Researchers and others examining the challenges African-American women confront in earning college degrees in science, technology, engineering and math fields may want to consider new research showing that, while Black women are more likely than White women to express interest in STEM majors at the start of their college careers, Black women are less likely to actually complete STEM degrees.
In addition, Black women and men are less likely than Whites to subconsciously consider STEM fields as more masculine, according to the research, published online this week in the American Psychological Association journal Cultural Diversity and Ethnic Minority Psychology.
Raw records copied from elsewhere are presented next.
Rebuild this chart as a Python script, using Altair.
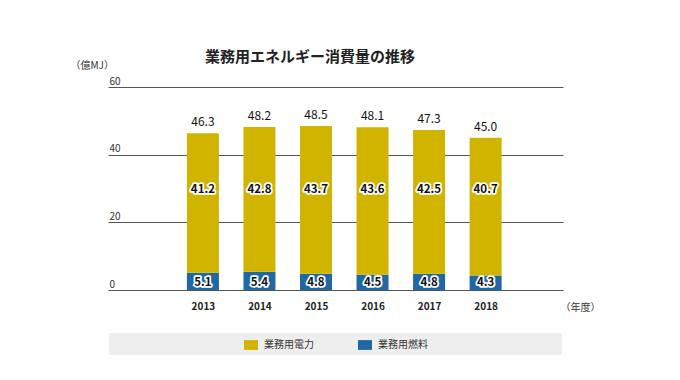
import altair as alt
import pandas as pd

years = [2013, 2014, 2015, 2016, 2017, 2018]
power = [41.2, 42.8, 43.7, 43.6, 42.5, 40.7]   # 業務用電力
fuel = [5.1, 5.4, 4.8, 4.5, 4.8, 4.3]          # 業務用燃料
totals = [46.3, 48.2, 48.5, 48.1, 47.3, 45.0]
series = ["業務用電力", "業務用燃料"]
colors = ["#d0b400", "#1f68a4"]
FONT = "Noto Sans CJK JP"

rows = []
for y, p, f in zip(years, power, fuel):
    rows.append({"year": y, "series": series[1], "value": f, "order": 0})
    rows.append({"year": y, "series": series[0], "value": p, "order": 1})
df = pd.DataFrame(rows)
df_p = pd.DataFrame({"year": years, "power": power, "fuel": fuel, "total": totals})

xscale = alt.Scale(domain=[2011.41, 2019.28])
yscale = alt.Scale(domain=[0, 60])

bars = alt.Chart(df).mark_bar(size=32).encode(
    x=alt.X("year:Q", scale=xscale,
            axis=alt.Axis(values=years, format="d", grid=False, ticks=False, domain=False,
                          labelFontWeight="bold", labelFontSize=10, labelPadding=11,
                          labelColor="#222", labelFont=FONT,
                          title="（年度）", titleFont=FONT, titleFontSize=10, titleFontWeight="normal",
                          titleColor="#333", titleAngle=0, titleAlign="left", titleBaseline="middle",
                          titleX=452, titleY=17)),
    y=alt.Y("value:Q", stack="zero", scale=yscale,
            axis=alt.Axis(values=[0, 20, 40, 60], grid=True, gridColor="#555", gridWidth=1,
                          ticks=False, domain=False, labelAlign="left", labelBaseline="bottom",
                          labelPadding=-1, labelOffset=-1, labelFontSize=10, labelColor="#333",
                          labelFont=FONT,
                          title="（億MJ）", titleFont=FONT, titleFontSize=10, titleFontWeight="normal",
                          titleColor="#333", titleAngle=0, titleAlign="left", titleBaseline="middle",
                          titleX=-38, titleY=-22)),
    color=alt.Color("series:N", scale=alt.Scale(domain=series, range=colors),
                    legend=alt.Legend(title=None, orient="none", legendX=136, legendY=251,
                                      direction="horizontal", symbolType="M-1,-0.7L1,-0.7L1,0.7L-1,0.7Z",
                                      symbolSize=196, symbolStrokeWidth=0, labelFontSize=10,
                                      labelFont=FONT, labelColor="#333", labelOffset=6,
                                      columnPadding=44, padding=0)),
    order=alt.Order("order:Q"),
)

legend_bg = alt.Chart(df_p).mark_rect(color="#eeeeee").encode(
    x=alt.value(1), x2=alt.value(454), y=alt.value(246), y2=alt.value(268)
)

def halo_text(field, ypos, size, weight):
    base = alt.Chart(df_p).encode(
        x=alt.X("year:Q", scale=xscale),
        y=alt.value(ypos),
        text=alt.Text(f"{field}:Q", format=".1f"),
    )
    halo = base.mark_text(fontSize=size, fontWeight=weight, font=FONT, stroke="white",
                          strokeWidth=3.5, strokeJoin="round", fill="white", baseline="middle")
    fg = base.mark_text(fontSize=size, fontWeight=weight, font=FONT, color="#111",
                        baseline="middle")
    return halo + fg

power_lbl = halo_text("power", 103, 11.5, "bold")
fuel_lbl = halo_text("fuel", 196, 11.5, "bold")

total_lbl = alt.Chart(df_p).mark_text(fontSize=12, font=FONT, color="#111", baseline="bottom",
                                      dy=-4).encode(
    x=alt.X("year:Q", scale=xscale),
    y=alt.Y("total:Q", scale=yscale),
    text=alt.Text("total:Q", format=".1f"),
)

chart = alt.layer(legend_bg, bars, power_lbl, fuel_lbl, total_lbl).properties(
    width=455, height=203,
    autosize=alt.AutoSizeParams(type="none"),
    padding={"left": 100, "top": 79, "right": 100, "bottom": 70},
    title=alt.TitleParams("業務用エネルギー消費量の推移", font=FONT, fontSize=15, fontWeight="bold",
                          color="#222", anchor="start", dx=97, offset=-5, frame="group"),
).configure(background="white").configure_view(stroke=None)

chart.save("out.html", embed_options={"renderer": "svg", "actions": False})
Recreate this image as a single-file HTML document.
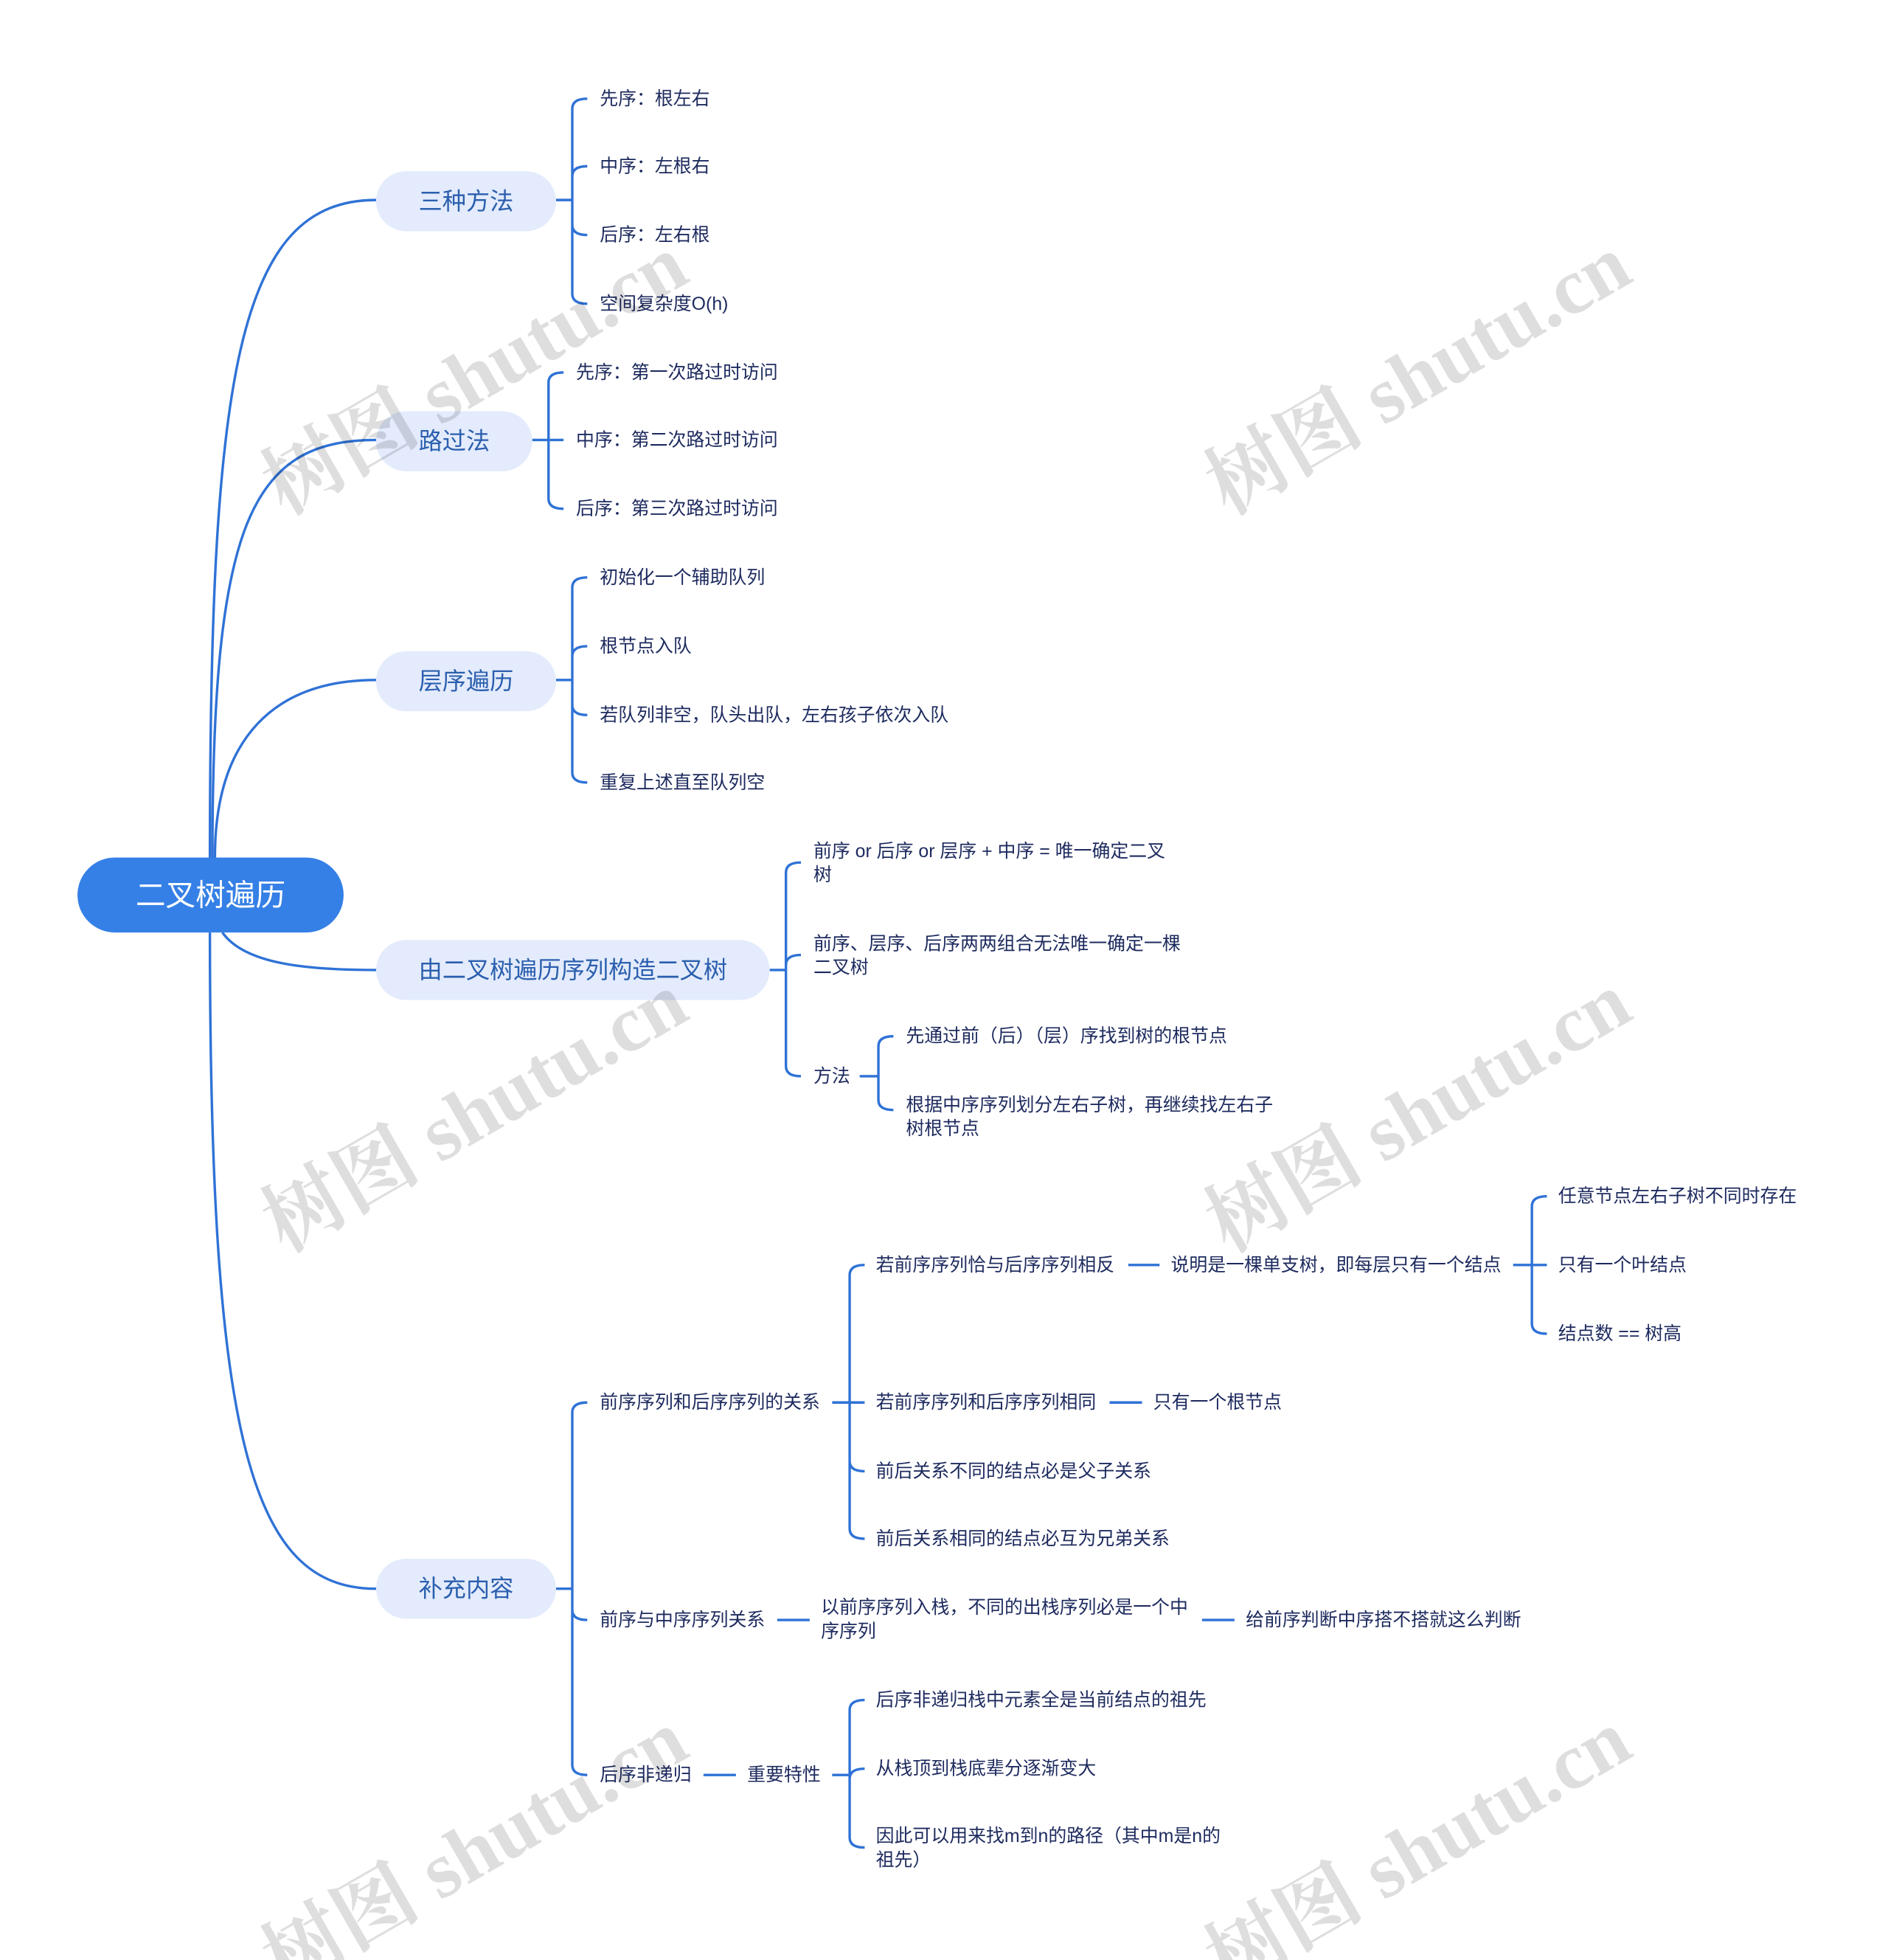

“One of the key things that we found was that African-American women were less likely to hold these subconscious stereotypes associating STEM fields with masculinity as compared to Whites,” said Tulane University psychology professor Laurie O’Brien, the study’s lead author.
“And I think those findings are really interesting because there’s a lot of other research, including our own, that shows stereotypes have a really big impact on people’s outcomes in different fields,” she noted.
In the article titled “Ethnic Variation in Gender-STEM Stereotypes and STEM Participation: An Intersectional Approach,” O’Brien and her co-authors present analysis of data from more than 1.7 million college freshmen surveyed in the Cooperative Institutional Research Program (CIRP) Freshman Survey between 1990 and 1999. Twenty-three percent of Black women respondents indicated that they had planned to major in STEM fields in comparison to 16 percent of White women. In contrast, 37 percent of Black men said they intended to major in STEM, compared to 34 percent of White men.
The research team paired the CIRP survey data analysis with data it collected from three recent survey studies including 1,108 students at several universities across the U.S. In one of the three studies, the research team surveyed 838 college students, including 212 Blacks at four universities—one private, predominantly White university in the South; one public, predominantly White university in the Midwest; one private, historically Black university in the South; and an ethnically diverse public university in the West.
In the team-conducted study, 38 percent of Black women had declared a major in a STEM field, compared to just 19 percent of the White women. Black women at the historically Black university were more likely to participate in STEM majors than those at the other institutions, according to the article.